The following abstract presents results of a study conducted by a contract laboratory for the National Toxicology Program. The findings were not evaluated in accordance with the levels of evidence for reproductive or developmental criteria established by NTP in March 2009. The findings and conclusions for this study should not be construed to represent the views of NTP or the U.S. Government.
Ethylene Glycol Monomethyl Ether (EGME), a common chemical and solvent used in industry and in consumer goods, was tested for reproductive toxicity in Swiss CD-1 mice using the RACB protocol. It was part of a series of glycol ethers and congeners evaluated for structure-activity correlations using this design. In a preliminary study using concentrations of 0.5% to 2.0% EGME in drinking water, all treated mice were infertile. Thus follow-up study was designed to more accurately define the dose-response curve. Data from the previous study, plus body weights, clinical signs, and food/water consumption during the dose-range-finding segment (Task 1) were used to set concentrations for the main study (Task 2) at 0.1%, 0.2%, and 0.4% EGME in drinking water. These concentrations produced calculated consumption estimates of nearly equal to 159, 336, and 619 mg/kg/d.
During Task 2, 1 male died in the control group, and 2, 2, 1, and 4 females died in the control-to-high-dose EGME groups, respectively. Only 1 of the remaining 16 high-dose pairs had a litter, while the fertility rate in the other groups was unchanged by EGME consumption. Female body weight during Task 2 was reduced, which reflects the lack of pregnancy-induced body weight increases. The number of litters/pair was reduced by 30% at 0.2% EGME, while the number of live pups/litter was reduced by 18% and 77% in the low dose and middle dose groups, respectively. No live pups were delivered at 0.4% EGME. Pup weight adjusted for litter size was reduced by 6% in the middle dose group. Cumulative days to litter was increased for all litters at all doses; for the 0.1% and 0.2% EGME groups, the last litter was delivered 8 and 11 days after the controls, respectively.
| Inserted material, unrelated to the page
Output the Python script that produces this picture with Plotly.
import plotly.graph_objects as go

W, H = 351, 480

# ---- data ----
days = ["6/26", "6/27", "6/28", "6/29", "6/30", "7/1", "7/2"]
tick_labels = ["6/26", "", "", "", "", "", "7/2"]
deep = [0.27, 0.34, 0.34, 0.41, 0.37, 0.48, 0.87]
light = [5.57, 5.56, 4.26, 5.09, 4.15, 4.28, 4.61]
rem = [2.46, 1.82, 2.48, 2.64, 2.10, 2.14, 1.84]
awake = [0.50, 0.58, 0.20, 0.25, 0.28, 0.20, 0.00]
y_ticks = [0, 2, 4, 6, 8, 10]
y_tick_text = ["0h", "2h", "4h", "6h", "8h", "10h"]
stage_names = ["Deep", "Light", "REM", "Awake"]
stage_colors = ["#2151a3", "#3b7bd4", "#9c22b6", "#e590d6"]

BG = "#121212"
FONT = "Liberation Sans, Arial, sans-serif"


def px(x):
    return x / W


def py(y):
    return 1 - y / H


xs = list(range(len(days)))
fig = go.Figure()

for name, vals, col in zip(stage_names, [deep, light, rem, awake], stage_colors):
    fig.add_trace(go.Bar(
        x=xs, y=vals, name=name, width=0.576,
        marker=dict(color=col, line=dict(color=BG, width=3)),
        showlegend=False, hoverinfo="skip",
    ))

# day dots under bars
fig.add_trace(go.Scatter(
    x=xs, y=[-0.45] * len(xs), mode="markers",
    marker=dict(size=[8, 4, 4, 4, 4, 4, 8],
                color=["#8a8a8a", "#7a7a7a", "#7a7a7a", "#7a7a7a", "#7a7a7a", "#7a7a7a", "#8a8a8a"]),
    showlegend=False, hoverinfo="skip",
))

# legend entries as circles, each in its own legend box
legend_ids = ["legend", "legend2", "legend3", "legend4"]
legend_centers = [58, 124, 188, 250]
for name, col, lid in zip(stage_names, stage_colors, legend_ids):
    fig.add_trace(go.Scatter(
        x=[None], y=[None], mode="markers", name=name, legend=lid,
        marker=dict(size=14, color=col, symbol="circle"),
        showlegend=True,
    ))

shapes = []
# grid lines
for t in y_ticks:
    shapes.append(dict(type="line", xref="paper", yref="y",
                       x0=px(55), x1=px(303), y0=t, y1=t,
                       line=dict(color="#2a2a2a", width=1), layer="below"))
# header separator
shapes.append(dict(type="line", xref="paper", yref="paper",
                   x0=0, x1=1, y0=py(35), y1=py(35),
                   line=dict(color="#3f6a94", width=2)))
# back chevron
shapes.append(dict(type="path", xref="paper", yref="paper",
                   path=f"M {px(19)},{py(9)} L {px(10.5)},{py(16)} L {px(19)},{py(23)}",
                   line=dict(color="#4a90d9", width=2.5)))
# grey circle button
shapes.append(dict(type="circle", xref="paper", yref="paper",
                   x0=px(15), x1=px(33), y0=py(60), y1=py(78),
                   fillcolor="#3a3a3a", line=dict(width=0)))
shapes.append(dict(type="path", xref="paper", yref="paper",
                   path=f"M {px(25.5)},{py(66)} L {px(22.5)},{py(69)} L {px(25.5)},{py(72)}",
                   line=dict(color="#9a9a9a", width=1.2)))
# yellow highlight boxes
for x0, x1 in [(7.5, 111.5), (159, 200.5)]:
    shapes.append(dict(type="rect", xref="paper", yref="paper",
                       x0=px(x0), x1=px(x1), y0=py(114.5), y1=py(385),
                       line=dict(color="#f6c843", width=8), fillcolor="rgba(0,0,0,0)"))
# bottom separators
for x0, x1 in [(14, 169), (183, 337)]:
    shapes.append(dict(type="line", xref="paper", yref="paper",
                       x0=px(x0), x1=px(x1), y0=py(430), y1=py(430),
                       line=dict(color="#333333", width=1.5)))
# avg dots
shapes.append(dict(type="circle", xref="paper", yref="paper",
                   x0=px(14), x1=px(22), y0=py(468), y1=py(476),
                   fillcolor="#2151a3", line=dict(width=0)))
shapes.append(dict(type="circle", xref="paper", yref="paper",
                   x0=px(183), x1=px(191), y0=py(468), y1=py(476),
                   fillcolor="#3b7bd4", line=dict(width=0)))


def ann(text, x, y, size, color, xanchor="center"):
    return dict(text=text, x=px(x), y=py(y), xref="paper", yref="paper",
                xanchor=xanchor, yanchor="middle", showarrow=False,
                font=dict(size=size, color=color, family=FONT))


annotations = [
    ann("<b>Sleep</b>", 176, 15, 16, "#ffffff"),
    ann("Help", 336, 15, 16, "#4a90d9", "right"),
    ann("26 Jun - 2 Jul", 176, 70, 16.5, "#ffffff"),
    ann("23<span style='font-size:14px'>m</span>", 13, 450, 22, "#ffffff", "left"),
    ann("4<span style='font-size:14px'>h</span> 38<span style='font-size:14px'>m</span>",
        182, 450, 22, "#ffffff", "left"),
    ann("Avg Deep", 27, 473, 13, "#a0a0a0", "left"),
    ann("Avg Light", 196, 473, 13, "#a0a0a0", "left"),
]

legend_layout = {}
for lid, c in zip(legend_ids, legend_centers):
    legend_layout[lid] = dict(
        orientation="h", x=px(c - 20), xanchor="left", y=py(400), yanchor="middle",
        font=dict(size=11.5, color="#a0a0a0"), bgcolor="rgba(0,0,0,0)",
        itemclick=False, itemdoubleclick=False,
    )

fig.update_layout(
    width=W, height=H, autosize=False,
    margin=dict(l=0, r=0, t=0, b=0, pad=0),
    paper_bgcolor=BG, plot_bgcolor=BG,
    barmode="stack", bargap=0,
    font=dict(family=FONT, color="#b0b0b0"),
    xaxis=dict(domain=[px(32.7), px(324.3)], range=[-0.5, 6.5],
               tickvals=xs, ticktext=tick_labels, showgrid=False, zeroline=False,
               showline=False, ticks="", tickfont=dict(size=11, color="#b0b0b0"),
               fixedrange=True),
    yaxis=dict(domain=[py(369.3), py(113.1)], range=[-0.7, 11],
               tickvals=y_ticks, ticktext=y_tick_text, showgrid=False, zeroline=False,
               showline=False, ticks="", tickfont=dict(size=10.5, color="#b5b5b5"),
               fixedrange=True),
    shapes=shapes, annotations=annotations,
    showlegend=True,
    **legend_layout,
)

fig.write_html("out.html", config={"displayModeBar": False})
The middle dose group was used in a Task 3 crossover to determine the affected sex. There was a 66% reduction in pups delivered to treated females, and the pup adjusted body weight was reduced by 6%. No adverse effects were seen in litters of treated males. After delivery and assessment of the litters, these F0 mice were killed and necropsied. Body and organ weights were unaffected by 0.2% EGME consumption, but estrous cycle length was increased from 4.8 days (controls) to 5.6 days.
For a second generation mating, there were only sufficient mice from the 0.1% EGME group. Thus, F1 mice from the last litter of the control and 0.1% EGME groups were reared to mating at 74 ± 10 days of age. Only 5/20 EGME pairs mated and only 2/20 bore a litter (vs. 19/20 for controls for both endpoints). In those two litters, 75% of the pups were live-born (vs. 99% for controls). Other changes were not significant, probably due to the low number of animals involved.
After litter delivery and subsequent vaginal lavage, the F1 mice were killed and necropsied. While female body weight was unchanged by 0.1% EGME consumption, adjusted liver weight was reduced by 11%. In males, no body weight difference was found, but EGME consumption reduced weights of seminal vesicles, epididymis and prostate by 11%, 12%, and 20% respectively. Epididymal sperm parameters and estrous cycle length were unchanged by 0.1% EGME exposure.
In summary, these concentrations (0.1% to 0.4%) of EGME produced marked reductions in fertility and reproductive indices, while leaving body weights unchanged. Because of the reduced liver weight in the F1 females, it must be concluded that the reproductive effects seen in this study occurred in the presence of some somatic toxicity.